## Supplied data
------------

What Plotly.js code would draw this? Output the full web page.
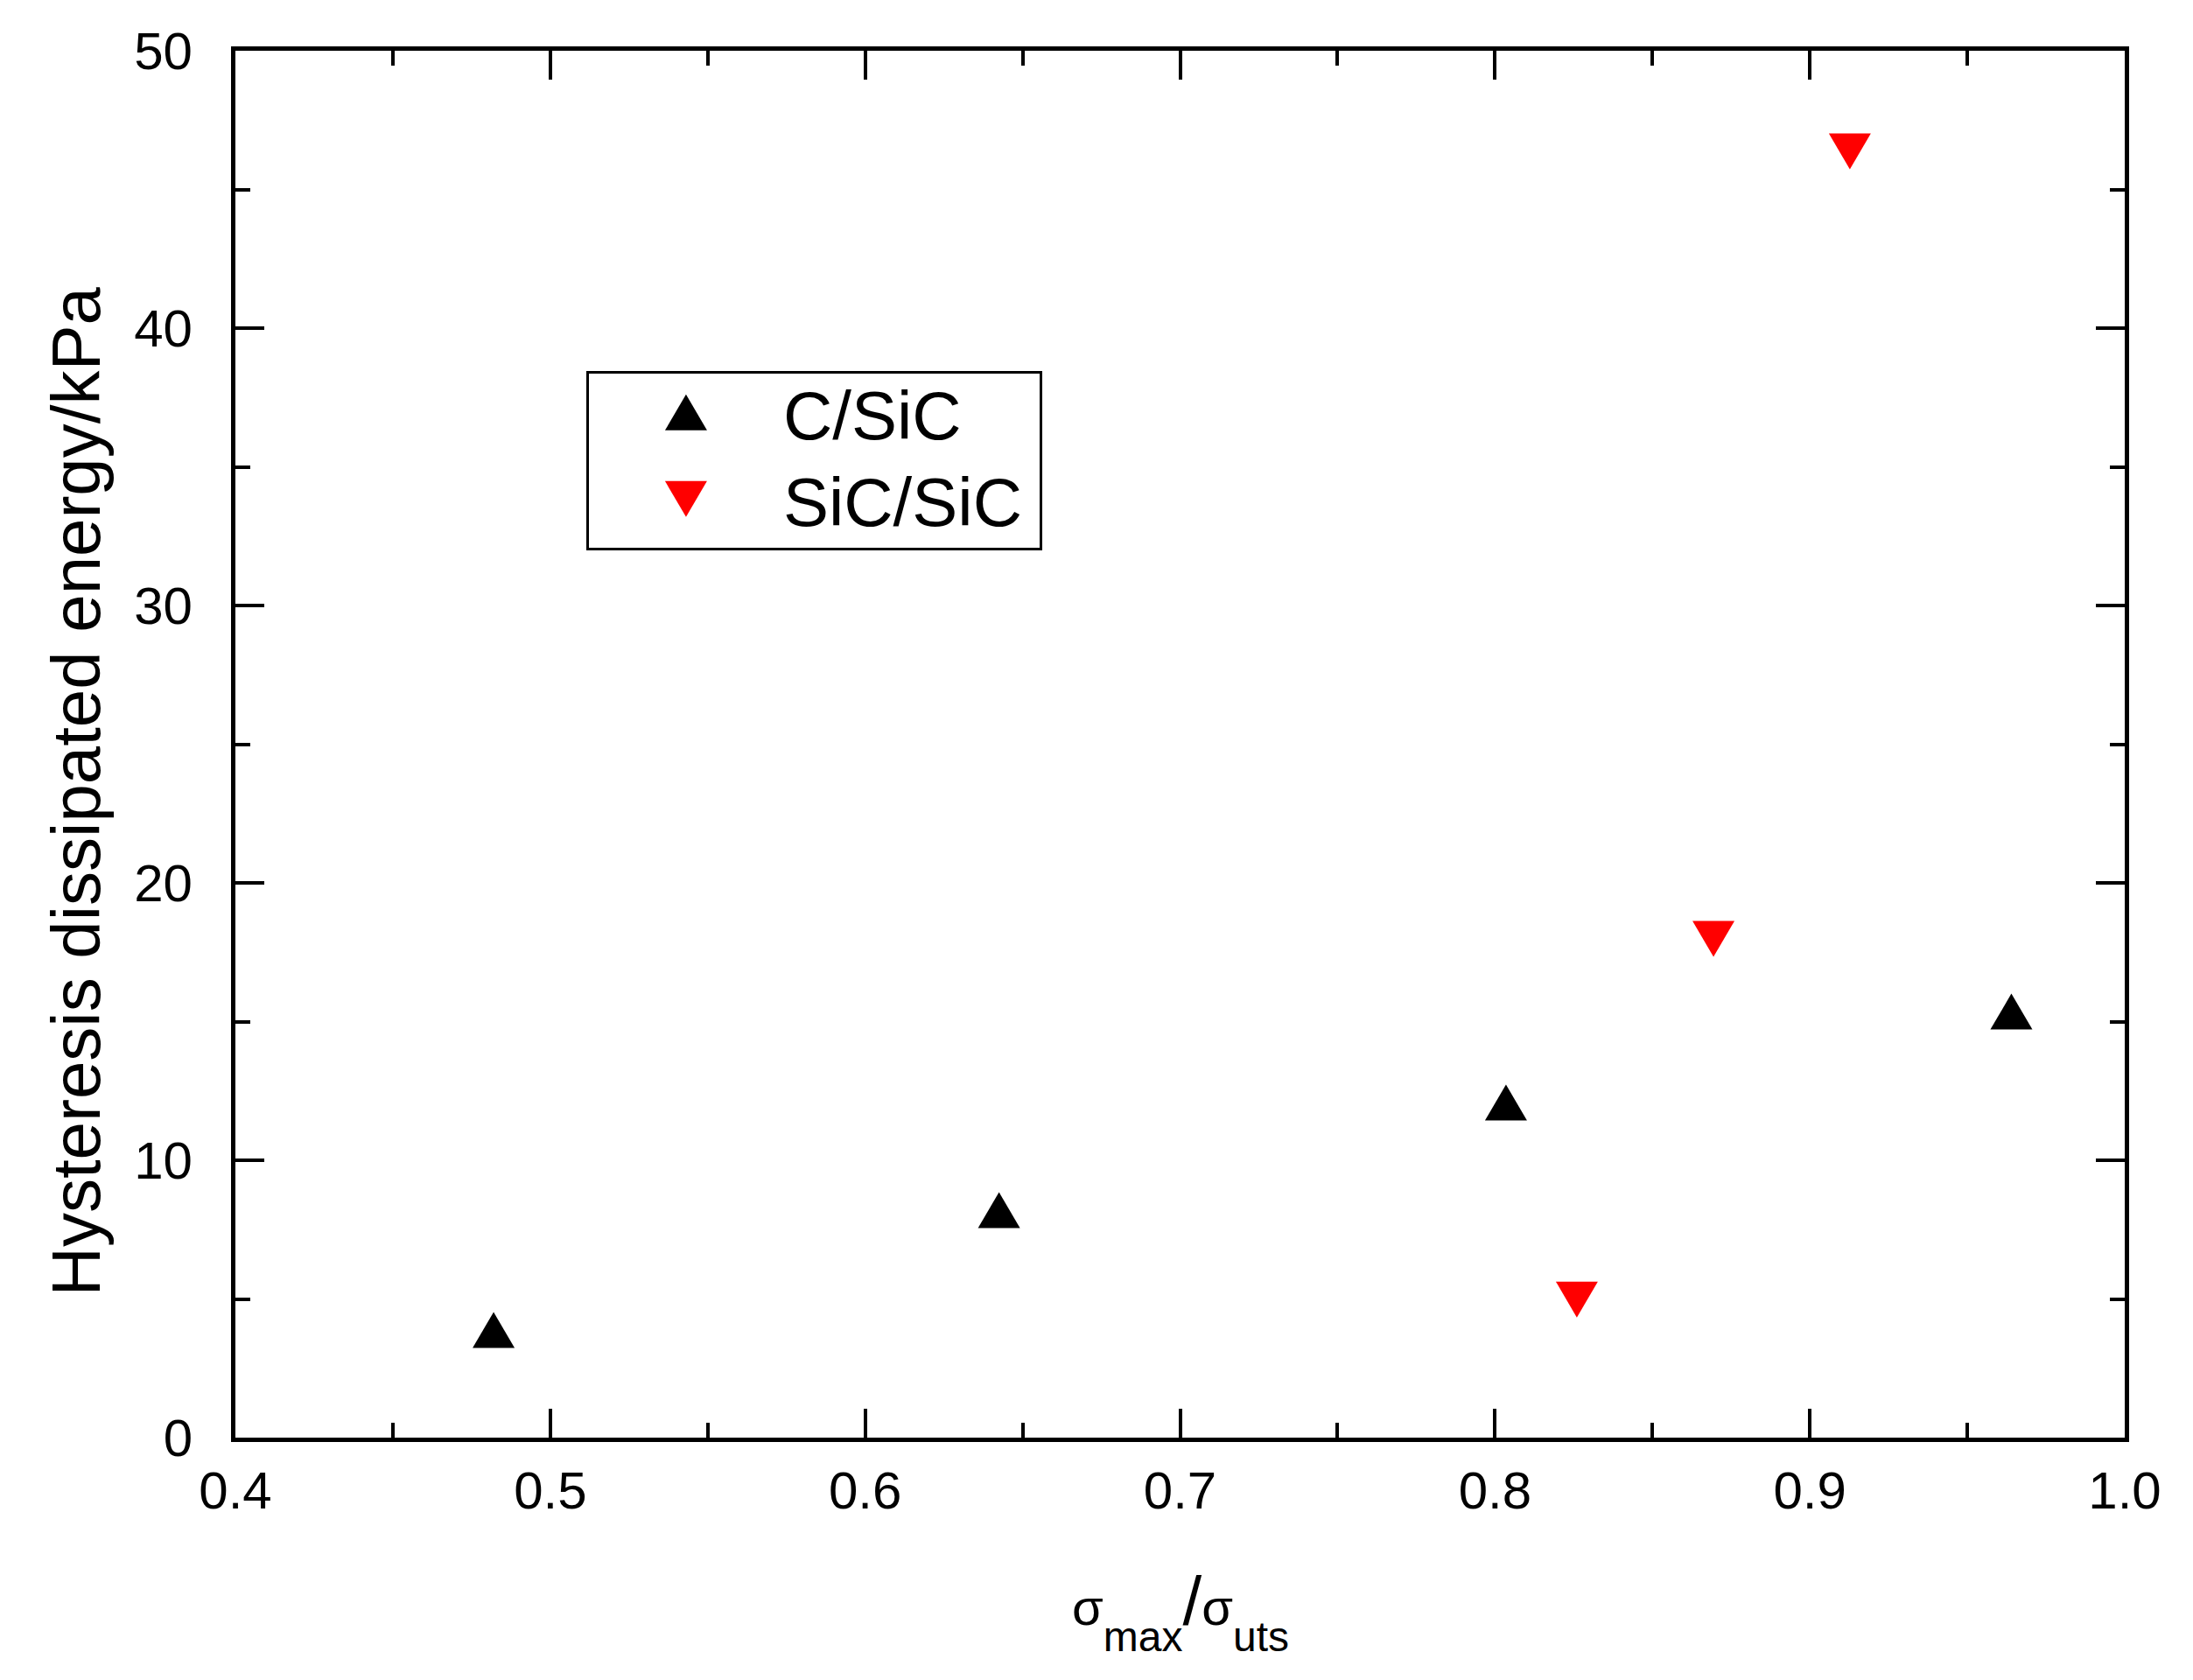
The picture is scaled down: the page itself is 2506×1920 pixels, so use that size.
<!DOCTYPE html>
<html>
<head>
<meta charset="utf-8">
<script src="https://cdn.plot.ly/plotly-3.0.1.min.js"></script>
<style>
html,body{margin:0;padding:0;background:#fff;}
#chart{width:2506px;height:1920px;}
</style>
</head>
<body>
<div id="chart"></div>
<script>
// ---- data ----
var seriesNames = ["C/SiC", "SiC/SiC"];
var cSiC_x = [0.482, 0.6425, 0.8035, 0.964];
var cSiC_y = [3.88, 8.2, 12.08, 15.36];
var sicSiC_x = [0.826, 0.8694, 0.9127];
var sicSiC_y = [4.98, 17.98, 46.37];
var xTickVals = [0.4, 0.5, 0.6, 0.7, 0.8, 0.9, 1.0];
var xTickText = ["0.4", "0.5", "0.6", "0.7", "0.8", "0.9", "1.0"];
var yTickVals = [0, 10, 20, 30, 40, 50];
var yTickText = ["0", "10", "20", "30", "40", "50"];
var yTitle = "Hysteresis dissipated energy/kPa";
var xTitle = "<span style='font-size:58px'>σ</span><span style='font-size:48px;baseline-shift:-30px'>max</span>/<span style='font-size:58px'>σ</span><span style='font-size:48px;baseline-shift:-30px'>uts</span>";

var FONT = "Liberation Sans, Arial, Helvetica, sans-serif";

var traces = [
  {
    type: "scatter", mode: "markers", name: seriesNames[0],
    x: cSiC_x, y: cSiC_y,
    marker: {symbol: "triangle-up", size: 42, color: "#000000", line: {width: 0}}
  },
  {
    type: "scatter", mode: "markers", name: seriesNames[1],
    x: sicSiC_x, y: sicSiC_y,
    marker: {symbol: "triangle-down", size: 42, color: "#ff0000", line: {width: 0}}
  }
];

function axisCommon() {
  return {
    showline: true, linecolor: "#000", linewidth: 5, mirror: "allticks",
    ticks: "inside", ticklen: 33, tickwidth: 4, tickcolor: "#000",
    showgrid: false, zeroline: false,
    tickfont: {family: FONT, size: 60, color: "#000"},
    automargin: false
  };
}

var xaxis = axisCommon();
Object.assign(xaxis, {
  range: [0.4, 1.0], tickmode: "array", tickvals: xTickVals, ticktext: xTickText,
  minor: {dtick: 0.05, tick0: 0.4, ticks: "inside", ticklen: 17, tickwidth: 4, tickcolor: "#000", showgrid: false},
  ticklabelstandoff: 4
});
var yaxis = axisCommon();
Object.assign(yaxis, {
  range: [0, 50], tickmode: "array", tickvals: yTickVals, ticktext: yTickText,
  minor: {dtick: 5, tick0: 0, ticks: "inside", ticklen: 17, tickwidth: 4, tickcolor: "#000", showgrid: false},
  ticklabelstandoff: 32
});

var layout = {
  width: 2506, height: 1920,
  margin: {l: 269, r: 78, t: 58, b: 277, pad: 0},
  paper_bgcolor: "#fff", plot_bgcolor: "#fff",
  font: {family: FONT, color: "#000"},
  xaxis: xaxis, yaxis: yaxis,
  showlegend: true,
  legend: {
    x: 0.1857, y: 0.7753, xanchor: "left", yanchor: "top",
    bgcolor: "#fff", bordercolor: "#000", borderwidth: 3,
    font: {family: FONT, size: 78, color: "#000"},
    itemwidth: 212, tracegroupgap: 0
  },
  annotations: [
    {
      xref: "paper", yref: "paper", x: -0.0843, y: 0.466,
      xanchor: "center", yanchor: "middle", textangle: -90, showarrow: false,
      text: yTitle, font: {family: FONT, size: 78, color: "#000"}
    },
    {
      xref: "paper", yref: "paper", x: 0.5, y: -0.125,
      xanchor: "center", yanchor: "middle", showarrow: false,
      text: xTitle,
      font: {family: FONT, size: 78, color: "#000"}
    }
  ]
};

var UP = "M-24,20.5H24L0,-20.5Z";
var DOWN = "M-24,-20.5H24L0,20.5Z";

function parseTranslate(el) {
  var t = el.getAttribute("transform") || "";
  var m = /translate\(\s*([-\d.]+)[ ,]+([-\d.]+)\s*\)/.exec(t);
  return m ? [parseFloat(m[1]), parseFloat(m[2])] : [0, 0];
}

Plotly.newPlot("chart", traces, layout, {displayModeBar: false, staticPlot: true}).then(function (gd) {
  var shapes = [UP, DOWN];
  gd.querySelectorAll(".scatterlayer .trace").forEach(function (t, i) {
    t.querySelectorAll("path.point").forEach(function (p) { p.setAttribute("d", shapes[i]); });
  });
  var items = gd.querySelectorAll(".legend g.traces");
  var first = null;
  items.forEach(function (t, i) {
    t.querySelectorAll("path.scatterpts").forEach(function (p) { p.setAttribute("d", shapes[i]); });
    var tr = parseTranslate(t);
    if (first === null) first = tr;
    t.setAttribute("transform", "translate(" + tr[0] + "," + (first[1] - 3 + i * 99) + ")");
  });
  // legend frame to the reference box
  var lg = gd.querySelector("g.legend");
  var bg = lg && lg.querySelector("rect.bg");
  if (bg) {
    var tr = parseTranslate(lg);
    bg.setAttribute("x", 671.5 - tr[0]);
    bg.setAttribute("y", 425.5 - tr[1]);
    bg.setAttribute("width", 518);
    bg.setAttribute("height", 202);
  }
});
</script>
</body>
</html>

------------

## Required task
In this exercise, set down all of the data exactly, without the pictures.

## Output for this task
What Plotly.js code would draw this? Output the full web page.
The picture is scaled down: the page itself is 2506×1920 pixels, so use that size.
<!DOCTYPE html>
<html>
<head>
<meta charset="utf-8">
<script src="https://cdn.plot.ly/plotly-3.0.1.min.js"></script>
<style>
html,body{margin:0;padding:0;background:#fff;}
#chart{width:2506px;height:1920px;}
</style>
</head>
<body>
<div id="chart"></div>
<script>
// ---- data ----
var seriesNames = ["C/SiC", "SiC/SiC"];
var cSiC_x = [0.482, 0.6425, 0.8035, 0.964];
var cSiC_y = [3.88, 8.2, 12.08, 15.36];
var sicSiC_x = [0.826, 0.8694, 0.9127];
var sicSiC_y = [4.98, 17.98, 46.37];
var xTickVals = [0.4, 0.5, 0.6, 0.7, 0.8, 0.9, 1.0];
var xTickText = ["0.4", "0.5", "0.6", "0.7", "0.8", "0.9", "1.0"];
var yTickVals = [0, 10, 20, 30, 40, 50];
var yTickText = ["0", "10", "20", "30", "40", "50"];
var yTitle = "Hysteresis dissipated energy/kPa";
var xTitle = "<span style='font-size:58px'>σ</span><span style='font-size:48px;baseline-shift:-30px'>max</span>/<span style='font-size:58px'>σ</span><span style='font-size:48px;baseline-shift:-30px'>uts</span>";

var FONT = "Liberation Sans, Arial, Helvetica, sans-serif";

var traces = [
  {
    type: "scatter", mode: "markers", name: seriesNames[0],
    x: cSiC_x, y: cSiC_y,
    marker: {symbol: "triangle-up", size: 42, color: "#000000", line: {width: 0}}
  },
  {
    type: "scatter", mode: "markers", name: seriesNames[1],
    x: sicSiC_x, y: sicSiC_y,
    marker: {symbol: "triangle-down", size: 42, color: "#ff0000", line: {width: 0}}
  }
];

function axisCommon() {
  return {
    showline: true, linecolor: "#000", linewidth: 5, mirror: "allticks",
    ticks: "inside", ticklen: 33, tickwidth: 4, tickcolor: "#000",
    showgrid: false, zeroline: false,
    tickfont: {family: FONT, size: 60, color: "#000"},
    automargin: false
  };
}

var xaxis = axisCommon();
Object.assign(xaxis, {
  range: [0.4, 1.0], tickmode: "array", tickvals: xTickVals, ticktext: xTickText,
  minor: {dtick: 0.05, tick0: 0.4, ticks: "inside", ticklen: 17, tickwidth: 4, tickcolor: "#000", showgrid: false},
  ticklabelstandoff: 4
});
var yaxis = axisCommon();
Object.assign(yaxis, {
  range: [0, 50], tickmode: "array", tickvals: yTickVals, ticktext: yTickText,
  minor: {dtick: 5, tick0: 0, ticks: "inside", ticklen: 17, tickwidth: 4, tickcolor: "#000", showgrid: false},
  ticklabelstandoff: 32
});

var layout = {
  width: 2506, height: 1920,
  margin: {l: 269, r: 78, t: 58, b: 277, pad: 0},
  paper_bgcolor: "#fff", plot_bgcolor: "#fff",
  font: {family: FONT, color: "#000"},
  xaxis: xaxis, yaxis: yaxis,
  showlegend: true,
  legend: {
    x: 0.1857, y: 0.7753, xanchor: "left", yanchor: "top",
    bgcolor: "#fff", bordercolor: "#000", borderwidth: 3,
    font: {family: FONT, size: 78, color: "#000"},
    itemwidth: 212, tracegroupgap: 0
  },
  annotations: [
    {
      xref: "paper", yref: "paper", x: -0.0843, y: 0.466,
      xanchor: "center", yanchor: "middle", textangle: -90, showarrow: false,
      text: yTitle, font: {family: FONT, size: 78, color: "#000"}
    },
    {
      xref: "paper", yref: "paper", x: 0.5, y: -0.125,
      xanchor: "center", yanchor: "middle", showarrow: false,
      text: xTitle,
      font: {family: FONT, size: 78, color: "#000"}
    }
  ]
};

var UP = "M-24,20.5H24L0,-20.5Z";
var DOWN = "M-24,-20.5H24L0,20.5Z";

function parseTranslate(el) {
  var t = el.getAttribute("transform") || "";
  var m = /translate\(\s*([-\d.]+)[ ,]+([-\d.]+)\s*\)/.exec(t);
  return m ? [parseFloat(m[1]), parseFloat(m[2])] : [0, 0];
}

Plotly.newPlot("chart", traces, layout, {displayModeBar: false, staticPlot: true}).then(function (gd) {
  var shapes = [UP, DOWN];
  gd.querySelectorAll(".scatterlayer .trace").forEach(function (t, i) {
    t.querySelectorAll("path.point").forEach(function (p) { p.setAttribute("d", shapes[i]); });
  });
  var items = gd.querySelectorAll(".legend g.traces");
  var first = null;
  items.forEach(function (t, i) {
    t.querySelectorAll("path.scatterpts").forEach(function (p) { p.setAttribute("d", shapes[i]); });
    var tr = parseTranslate(t);
    if (first === null) first = tr;
    t.setAttribute("transform", "translate(" + tr[0] + "," + (first[1] - 3 + i * 99) + ")");
  });
  // legend frame to the reference box
  var lg = gd.querySelector("g.legend");
  var bg = lg && lg.querySelector("rect.bg");
  if (bg) {
    var tr = parseTranslate(lg);
    bg.setAttribute("x", 671.5 - tr[0]);
    bg.setAttribute("y", 425.5 - tr[1]);
    bg.setAttribute("width", 518);
    bg.setAttribute("height", 202);
  }
});
</script>
</body>
</html>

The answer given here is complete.